* begin DATA EXCERPT *

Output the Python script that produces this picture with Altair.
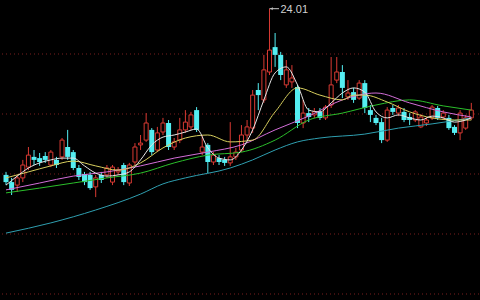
import altair as alt
import pandas as pd

# ---- candle data (one entry per trading day, left to right) ----
opens = [18.47, 18.23, 18.13, 18.37, 18.73, 19.07, 19.03, 19.10, 18.80, 18.97,
         19.07, 19.40, 19.23, 18.70, 18.50, 18.47, 18.07, 18.47, 18.47, 18.23,
         18.57, 18.80, 18.20, 18.90, 19.47, 19.63, 19.97, 19.30, 19.90, 20.20,
         19.40, 19.63, 19.97, 20.07, 20.63, 19.23, 19.47, 18.90, 19.03, 18.97,
         18.87, 19.07, 19.30, 19.80, 20.03, 21.30, 20.97, 21.90, 22.73, 22.47,
         21.47, 21.57, 21.40, 20.20, 20.53, 20.47, 20.57, 20.37, 20.80, 21.63,
         21.90, 21.07, 21.23, 21.03, 21.53, 20.63, 20.37, 20.23, 19.63, 20.70,
         20.53, 20.57, 20.40, 20.30, 20.07, 20.20, 20.37, 20.70, 20.40, 20.37,
         20.07, 19.87, 20.03, 20.37]
highs = [18.57, 18.37, 18.47, 18.97, 19.40, 19.30, 19.20, 19.23, 19.30, 19.07,
         19.70, 19.97, 19.30, 18.80, 18.57, 18.57, 18.47, 18.57, 18.80, 18.80,
         18.73, 18.87, 18.87, 19.53, 19.80, 20.53, 20.03, 20.07, 20.37, 20.30,
         19.70, 20.37, 20.63, 20.57, 20.73, 19.80, 19.53, 19.23, 19.13, 19.07,
         20.23, 19.37, 20.13, 20.30, 21.30, 21.53, 22.47, 24.01, 23.20, 22.57,
         22.30, 22.13, 21.47, 20.97, 20.70, 20.70, 20.70, 20.80, 22.40, 22.40,
         22.13, 21.63, 21.37, 21.63, 21.63, 20.80, 20.47, 20.37, 20.73, 20.80,
         20.80, 20.70, 20.53, 20.63, 20.50, 20.40, 20.80, 20.77, 20.63, 20.47,
         20.13, 20.63, 20.47, 20.87]
lows = [18.13, 17.80, 17.90, 18.23, 18.63, 18.80, 18.77, 18.87, 18.73, 18.70,
        18.97, 18.97, 18.63, 18.30, 18.13, 17.97, 17.73, 18.20, 18.37, 18.13,
        18.47, 18.13, 18.10, 18.80, 19.30, 19.57, 19.13, 19.23, 19.80, 19.30,
        19.30, 19.53, 19.87, 19.97, 19.90, 19.13, 18.53, 18.80, 18.80, 18.77,
        18.77, 18.97, 19.23, 19.63, 19.87, 20.63, 20.87, 21.80, 22.07, 21.63,
        21.37, 21.37, 20.03, 20.03, 20.23, 20.37, 20.30, 20.30, 20.70, 21.53,
        21.03, 20.97, 20.87, 20.97, 20.53, 20.23, 20.13, 19.53, 19.57, 20.47,
        20.43, 20.23, 20.13, 20.23, 20.03, 20.10, 20.30, 20.30, 20.30, 19.97,
        19.80, 19.63, 19.97, 20.30]
closes = [18.23, 17.97, 18.37, 18.80, 19.13, 18.97, 18.90, 18.97, 19.23, 18.80,
          19.63, 19.07, 18.70, 18.40, 18.23, 18.03, 18.37, 18.30, 18.70, 18.73,
          18.63, 18.23, 18.80, 19.40, 19.53, 20.20, 19.23, 19.87, 20.20, 19.40,
          19.57, 19.97, 20.23, 20.47, 19.97, 19.40, 18.90, 19.13, 18.90, 18.87,
          19.07, 19.23, 19.80, 20.07, 21.13, 21.13, 21.97, 22.63, 22.47, 21.80,
          21.97, 21.70, 20.20, 20.53, 20.40, 20.57, 20.37, 20.73, 21.47, 21.90,
          21.37, 21.20, 20.97, 21.53, 20.70, 20.47, 20.20, 19.63, 20.63, 20.57,
          20.70, 20.30, 20.30, 20.57, 20.40, 20.30, 20.73, 20.37, 20.53, 20.03,
          19.87, 20.53, 20.37, 20.63]

# ---- moving averages (day index, value) ----
ma5_idx = [0, 2, 4, 6, 8, 10, 12, 14, 16, 18, 20, 22, 24, 26, 28, 30, 32, 34, 36, 38, 40,
           42, 44, 46, 48, 50, 52, 54, 56, 58, 60, 62, 64, 66, 68, 70, 72, 74, 76, 78, 80, 82, 83]
ma5_val = [18.13, 18.43, 18.70, 18.87, 18.97, 19.03, 19.03, 18.77, 18.53, 18.43, 18.47,
           18.57, 18.97, 19.47, 19.73, 19.80, 19.90, 20.00, 19.37, 19.03, 18.97, 19.30,
           19.97, 20.97, 21.87, 22.07, 21.47, 20.63, 20.57, 20.87, 21.20, 21.37, 21.23,
           20.57, 20.37, 20.47, 20.37, 20.30, 20.43, 20.37, 20.23, 20.30, 20.37]
ma10_idx = [0, 4, 8, 12, 16, 20, 24, 28, 32, 36, 40, 44, 48, 52, 56, 60, 62, 64, 68, 72, 76, 80, 83]
ma10_val = [18.37, 18.57, 18.77, 18.93, 18.77, 18.63, 18.87, 19.37, 19.70, 19.80, 19.57,
            19.63, 20.57, 21.37, 21.13, 20.97, 21.13, 21.13, 20.90, 20.57, 20.37, 20.30, 20.30]
ma20_idx = [0, 6, 12, 18, 24, 30, 36, 42, 48, 54, 60, 66, 72, 78, 83]
ma20_val = [17.97, 18.20, 18.43, 18.57, 18.77, 19.03, 19.23, 19.47, 19.97, 20.43, 20.97,
            21.20, 20.87, 20.57, 20.40]
ma30_idx = [0, 6, 12, 18, 24, 30, 36, 42, 48, 54, 60, 66, 72, 78, 83]
ma30_val = [17.87, 18.03, 18.20, 18.37, 18.53, 18.87, 19.13, 19.23, 19.63, 20.30, 20.53,
            20.80, 20.97, 20.77, 20.63]
ma60_idx = [0, 8, 16, 24, 28, 32, 40, 44, 48, 52, 56, 64, 70, 76, 83]
ma60_val = [16.53, 16.87, 17.30, 17.83, 18.17, 18.37, 18.70, 18.97, 19.30, 19.57, 19.70,
            19.83, 20.03, 20.17, 20.37]

grid_prices = [22.5, 20.5, 18.5, 16.5, 14.5]
peak_label = "24.01"

RED = "#d93a33"
CYAN = "#54eef2"

df = pd.DataFrame({"i": list(range(len(opens))), "o": opens, "h": highs,
                   "l": lows, "c": closes})
df["up"] = df["c"] >= df["o"]

xs = alt.Scale(domain=[0, 83.48], nice=False, zero=False)
ys = alt.Scale(domain=[14.3, 24.3], nice=False, zero=False)

base = alt.Chart(df)

grid = alt.Chart(pd.DataFrame({"p": grid_prices})).mark_rule(
    color="#7a1e1e", strokeWidth=1, strokeDash=[1, 3]
).encode(y=alt.Y("p:Q", scale=ys, axis=None))

wick_up = base.transform_filter("datum.up").mark_rule(color=RED, strokeWidth=1).encode(
    x=alt.X("i:Q", scale=xs, axis=None),
    y=alt.Y("l:Q", scale=ys, axis=None), y2="h:Q")
wick_dn = base.transform_filter("!datum.up").mark_rule(color=CYAN, strokeWidth=1).encode(
    x=alt.X("i:Q", scale=xs, axis=None),
    y=alt.Y("l:Q", scale=ys, axis=None), y2="h:Q")
body_up = base.transform_filter("datum.up").mark_bar(
    size=4, fill="black", stroke=RED, strokeWidth=1, clip=True
).encode(x=alt.X("i:Q", scale=xs, axis=None),
         y=alt.Y("o:Q", scale=ys, axis=None), y2="c:Q")
body_dn = base.transform_filter("!datum.up").mark_bar(
    size=5, color=CYAN, clip=True
).encode(x=alt.X("i:Q", scale=xs, axis=None),
         y=alt.Y("o:Q", scale=ys, axis=None), y2="c:Q")


def ma_line(idx, val, color):
    d = pd.DataFrame({"i": idx, "v": val})
    return alt.Chart(d).mark_line(
        color=color, strokeWidth=1, interpolate="monotone", clip=True
    ).encode(x=alt.X("i:Q", scale=xs, axis=None), y=alt.Y("v:Q", scale=ys, axis=None))


lines = [
    ma_line(ma60_idx, ma60_val, "#2f9fb0"),
    ma_line(ma30_idx, ma30_val, "#2bbf2b"),
    ma_line(ma20_idx, ma20_val, "#d36ed8"),
    ma_line(ma10_idx, ma10_val, "#d8cf5e"),
    ma_line(ma5_idx, ma5_val, "#e6e6e6"),
]

peak = base.transform_filter(f"datum.h == {peak_label}").transform_calculate(
    i2="datum.i + 1.7", txt=f"'{peak_label}'")
arrow = peak.mark_rule(color="#c8c8c8", strokeWidth=1).encode(
    x=alt.X("i:Q", scale=xs, axis=None), x2="i2:Q",
    y=alt.Y("h:Q", scale=ys, axis=None))
head = peak.mark_point(shape="triangle-left", size=10, filled=True, color="#c8c8c8",
                       xOffset=2).encode(
    x=alt.X("i:Q", scale=xs, axis=None), y=alt.Y("h:Q", scale=ys, axis=None))
label = peak.mark_text(align="left", baseline="middle", dx=11, dy=1, fontSize=11,
                       font="Liberation Sans", color="#d0d0d0").encode(
    x=alt.X("i:Q", scale=xs, axis=None), y=alt.Y("h:Q", scale=ys, axis=None),
    text="txt:N")

chart = alt.layer(grid, wick_up, wick_dn, body_up, body_dn, *lines, arrow, head, label).properties(
    width=480, height=300,
    autosize=alt.AutoSizeParams(type="fit", contains="padding"),
    padding=0, background="black",
).configure_view(stroke=None)

chart.save("out.html", embed_options={"renderer": "svg", "actions": False})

* end DATA EXCERPT *

*WHAT YOU WILL DO:* Copy every line in the listing above where the string "picture" turns up.

*IN RESPONSE:*
Output the Python script that produces this picture with Altair.

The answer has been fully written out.